Coming of the Global Knowledge Society: Prospects and Promises

  • Tadeusz Wawak Jagiellonian University

Abstract

Information is becoming one of the vital necessities (if not a basic need) in the contemporary world. With globalization and the growing interdependence of human life, reliable and easy access to information becomes crucial for people who have to adapt their livelihood strategies to continuously changing conditions.  Access to information is a prerequisite for survival in the modern world that is increasingly characterized by global economic and political dynamics.
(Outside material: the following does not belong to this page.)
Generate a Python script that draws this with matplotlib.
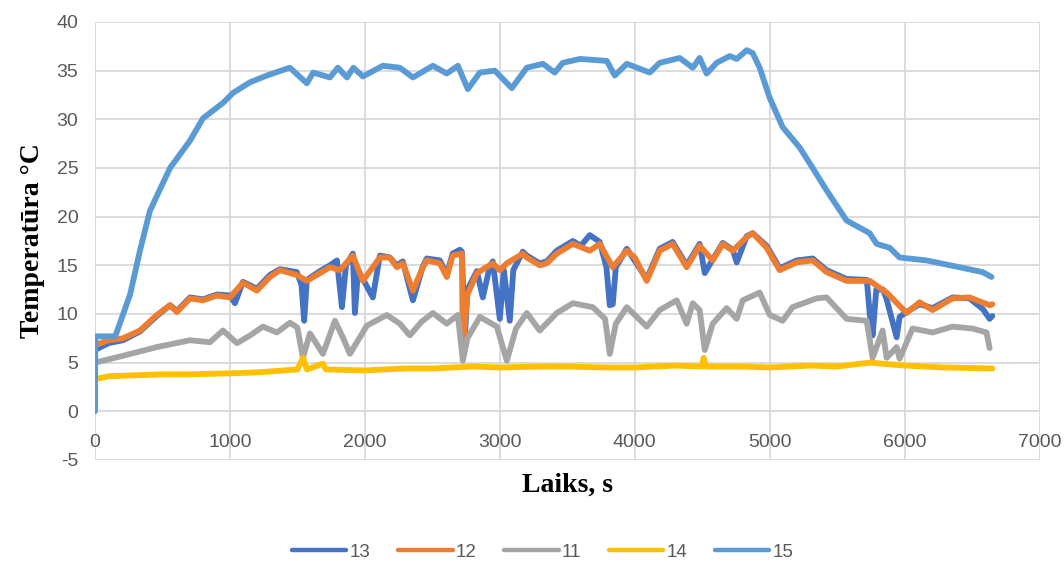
import matplotlib
matplotlib.use("Agg")
import matplotlib.pyplot as plt

plt.rcParams["axes.unicode_minus"] = False

# ---- dati (nolasīti no attēla) ----
t13 = [0, 100, 207, 333, 459, 556, 607, 704, 800, 904, 1000, 1037, 1096, 1200, 1296, 1370, 1496, 1530, 1550,
       1570, 1667, 1741, 1793, 1830, 1860, 1911, 1926, 1950, 1985, 2059, 2111, 2185, 2237, 2281, 2356, 2430,
       2459, 2556, 2607, 2650, 2704, 2719, 2741, 2760, 2830, 2874, 2926, 2948, 3000, 3030, 3074, 3100, 3170,
       3200, 3296, 3348, 3422, 3541, 3600, 3667, 3741, 3790, 3815, 3837, 3860, 3941, 4089, 4185, 4281, 4385,
       4481, 4519, 4578, 4652, 4726, 4756, 4830, 4874, 4978, 5074, 5200, 5319, 5422, 5570, 5720, 5741, 5763,
       5790, 5841, 5867, 5941, 5963, 6015, 6111, 6207, 6356, 6481, 6580, 6630, 6650]
v13 = [6.3, 7.0, 7.3, 8.2, 9.8, 10.9, 10.3, 11.7, 11.5, 12.0, 11.9, 11.1, 13.3, 12.6, 14.0, 14.6, 14.3, 13.0, 9.3,
       13.5, 14.4, 15.0, 15.5, 10.7, 15.0, 16.2, 10.1, 14.5, 13.6, 11.7, 16.0, 15.8, 15.0, 15.4, 11.4, 14.9,
       15.7, 15.5, 14.0, 16.2, 16.6, 16.4, 7.5, 12.5, 14.4, 11.7, 14.9, 15.4, 9.5, 14.5, 9.3, 14.5, 16.4,
       16.0, 15.2, 15.4, 16.5, 17.5, 17.0, 18.1, 17.4, 14.8, 10.9, 11.0, 14.8, 16.7, 13.6, 16.7, 17.4, 15.0,
       17.2, 14.2, 15.6, 17.3, 16.6, 15.3, 18.0, 18.3, 17.0, 14.7, 15.5, 15.7, 14.5, 13.6, 13.5, 10.1, 7.8,
       12.5, 12.5, 11.5, 7.6, 9.7, 10.2, 11.0, 10.6, 11.7, 11.6, 10.5, 9.5, 9.8]

t12 = [0, 100, 207, 333, 459, 556, 607, 704, 800, 904, 1000, 1096, 1200, 1296, 1370, 1496, 1570, 1667, 1741,
       1815, 1911, 1985, 2111, 2185, 2237, 2281, 2356, 2430, 2459, 2556, 2607, 2650, 2719, 2726, 2741, 2760,
       2830, 2948, 3000, 3052, 3170, 3200, 3296, 3348, 3422, 3541, 3667, 3741, 3837, 3941, 4000, 4089, 4185,
       4281, 4385, 4481, 4578, 4652, 4726, 4830, 4874, 4978, 5074, 5200, 5319, 5422, 5570, 5741, 5867, 6015,
       6111, 6207, 6356, 6481, 6630, 6650]
v12 = [6.8, 7.3, 7.5, 8.3, 9.9, 10.9, 10.2, 11.6, 11.4, 11.9, 11.7, 13.2, 12.4, 13.8, 14.5, 14.0, 13.4, 14.2, 14.8,
       14.5, 16.0, 13.4, 15.8, 15.8, 14.8, 15.2, 12.4, 14.8, 15.5, 15.2, 13.8, 16.0, 16.2, 6.6, 9.0, 12.0,
       14.2, 15.2, 14.5, 15.2, 16.2, 15.8, 15.0, 15.2, 16.2, 17.2, 16.5, 17.2, 14.8, 16.5, 15.8, 13.4, 16.5,
       17.2, 14.8, 17.0, 15.5, 17.2, 16.5, 17.9, 18.3, 16.8, 14.5, 15.3, 15.5, 14.3, 13.4, 13.4, 12.2, 10.1,
       11.2, 10.4, 11.6, 11.7, 10.9, 11.0]

t11 = [0, 207, 459, 704, 852, 948, 1052, 1150, 1244, 1348, 1444, 1500, 1541, 1593, 1689, 1778, 1840, 1889, 2015,
       2163, 2259, 2333, 2420, 2504, 2607, 2689, 2726, 2760, 2852, 2978, 3052, 3120, 3200, 3296, 3422, 3541,
       3689, 3780, 3815, 3860, 3941, 4089, 4185, 4311, 4385, 4430, 4481, 4519, 4578, 4681, 4756, 4800, 4926,
       5000, 5096, 5170, 5348, 5422, 5570, 5719, 5763, 5837, 5867, 5941, 5963, 6059, 6207, 6356, 6504, 6607,
       6630]
v11 = [5.0, 5.7, 6.6, 7.3, 7.1, 8.3, 7.0, 7.8, 8.7, 8.1, 9.1, 8.6, 5.5, 8.0, 5.9, 9.3, 7.5, 5.9, 8.8,
       9.9, 9.0, 7.8, 9.2, 10.1, 9.0, 9.9, 5.2, 7.5, 9.7, 8.7, 5.2, 8.5, 10.1, 8.3, 10.1, 11.1,
       10.7, 9.5, 5.9, 9.0, 10.7, 8.7, 10.4, 11.4, 9.0, 11.1, 10.4, 6.3, 9.0, 10.6, 9.5, 11.4, 12.2,
       9.9, 9.3, 10.7, 11.6, 11.7, 9.5, 9.3, 5.5, 8.3, 5.5, 6.6, 5.4, 8.5, 8.1, 8.7, 8.5, 8.1,
       6.5]

t14 = [0, 100, 300, 500, 700, 1000, 1200, 1300, 1500, 1541, 1570, 1689, 1710, 2000, 2300, 2500, 2800, 3000,
       3300, 3500, 3800, 4000, 4300, 4500, 4510, 4530, 4800, 5000, 5300, 5500, 5741, 6000, 6300, 6650]
v14 = [3.3, 3.6, 3.7, 3.8, 3.8, 3.9, 4.0, 4.1, 4.3, 5.5, 4.3, 4.9, 4.3, 4.2, 4.4, 4.4, 4.6, 4.5,
       4.6, 4.6, 4.5, 4.5, 4.7, 4.6, 5.5, 4.6, 4.6, 4.5, 4.7, 4.6, 5.0, 4.7, 4.5, 4.4]

t15 = [0, 2, 150, 260, 333, 407, 556, 704, 800, 950, 1022, 1148, 1274, 1444, 1570, 1617, 1741, 1800, 1867,
       1915, 1985, 2133, 2259, 2356, 2504, 2607, 2689, 2763, 2852, 2963, 3089, 3200, 3319, 3407, 3467, 3593,
       3793, 3852, 3941, 4111, 4185, 4333, 4430, 4481, 4533, 4607, 4704, 4756, 4830, 4874, 4926, 5000, 5096,
       5222, 5296, 5422, 5570, 5741, 5793, 5889, 5963, 6163, 6407, 6578, 6644]
v15 = [0.0, 7.7, 7.7, 12.0, 16.5, 20.6, 25.0, 27.8, 30.1, 31.7, 32.7, 33.8, 34.5, 35.3, 33.7, 34.8, 34.3, 35.3, 34.3,
       35.3, 34.4, 35.5, 35.3, 34.3, 35.5, 34.7, 35.5, 33.1, 34.8, 35.0, 33.2, 35.3, 35.7, 34.8, 35.8, 36.2,
       36.0, 34.5, 35.7, 34.8, 35.8, 36.3, 35.3, 36.3, 34.7, 35.8, 36.5, 36.2, 37.1, 36.8, 35.3, 32.2, 29.2,
       27.1, 25.5, 22.7, 19.6, 18.3, 17.2, 16.8, 15.8, 15.5, 14.8, 14.3, 13.8]

series = [("13", t13, v13, "#4472C4"),
          ("12", t12, v12, "#ED7D31"),
          ("11", t11, v11, "#A5A5A5"),
          ("14", t14, v14, "#FFC000"),
          ("15", t15, v15, "#5B9BD5")]

fig = plt.figure(figsize=(10.64, 5.63), dpi=100)
ax = fig.add_axes([0.0893, 0.183, 0.8877, 0.778])
for name, t, v, c in series:
    ax.plot(t, v, color=c, lw=4.2, label=name, solid_capstyle="round", solid_joinstyle="round")

ax.set_xlim(0, 7000)
ax.set_ylim(-5, 40)
ax.set_xticks(range(0, 7001, 1000))
ax.set_yticks(range(-5, 41, 5))
ax.grid(True, color="#D9D9D9", lw=1.3)
ax.set_axisbelow(True)
# horizontālā ass krusto pie 0 -> skaitļi starp 0 un -5
ax.spines["bottom"].set_position(("data", 0))
for s in ax.spines.values():
    s.set_visible(False)
ax.tick_params(axis="y", length=0, labelsize=14, labelcolor="#595959", pad=12)
ax.tick_params(axis="x", length=0, labelsize=14, labelcolor="#595959", pad=16)
for lb in ax.get_xticklabels() + ax.get_yticklabels():
    lb.set_family("Liberation Sans")

fig.text(0.533, 1 - 485 / 563, "Laiks, s", family="Liberation Serif", weight="bold", fontsize=20,
         ha="center", va="center")
ax.set_ylabel("Temperatūra °C", family="Liberation Serif", weight="bold", fontsize=20, labelpad=8)

leg = fig.legend(loc="center", ncol=5, frameon=False, bbox_to_anchor=(0.51, 1 - 552 / 563),
                 handlelength=2.9, columnspacing=1.5, handletextpad=0.15,
                 prop={"family": "Liberation Sans", "size": 13.5})
for ln in leg.get_lines():
    ln.set_linewidth(3.2)
for tx in leg.get_texts():
    tx.set_color("#595959")

fig.savefig("out.png", dpi=100, facecolor="white")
Access alone is, however, not sufficient.  Making adequate use of information (which involves critically organizing a set of given data), transforming such a string of information with the data (again, critically and purposefully organizing these with value-added statements) in order to use it productively at the end -- is just a simplified form of a chain, of what might be called a “global knowledge society”. Creating knowledge requires a set of critical competence, continuum of creativity and capturing emerging opportunity. Being empowered involves being capacitated to making meaningful use of information in view of improving and sustaining one’s livelihood. Empowerment, therefore, is a simple prerequisite for “knowledge-path” and sustainable development as the fundamental paradigm shift for emergence of a global knowledge society.  At the current state of challenges and time of deepening global economic crisis when the overall welfare of many countries is at the risk of long recession and declining standards of living the “knowledge-path” could and should provide certain viable solutions.

Author Biography

Tadeusz Wawak, Jagiellonian University
Professor Wawak is head of the Department of Applied Economics at Jagiellonian University in Krakow, Poland. He helped establish the Professional Business School in Krakow.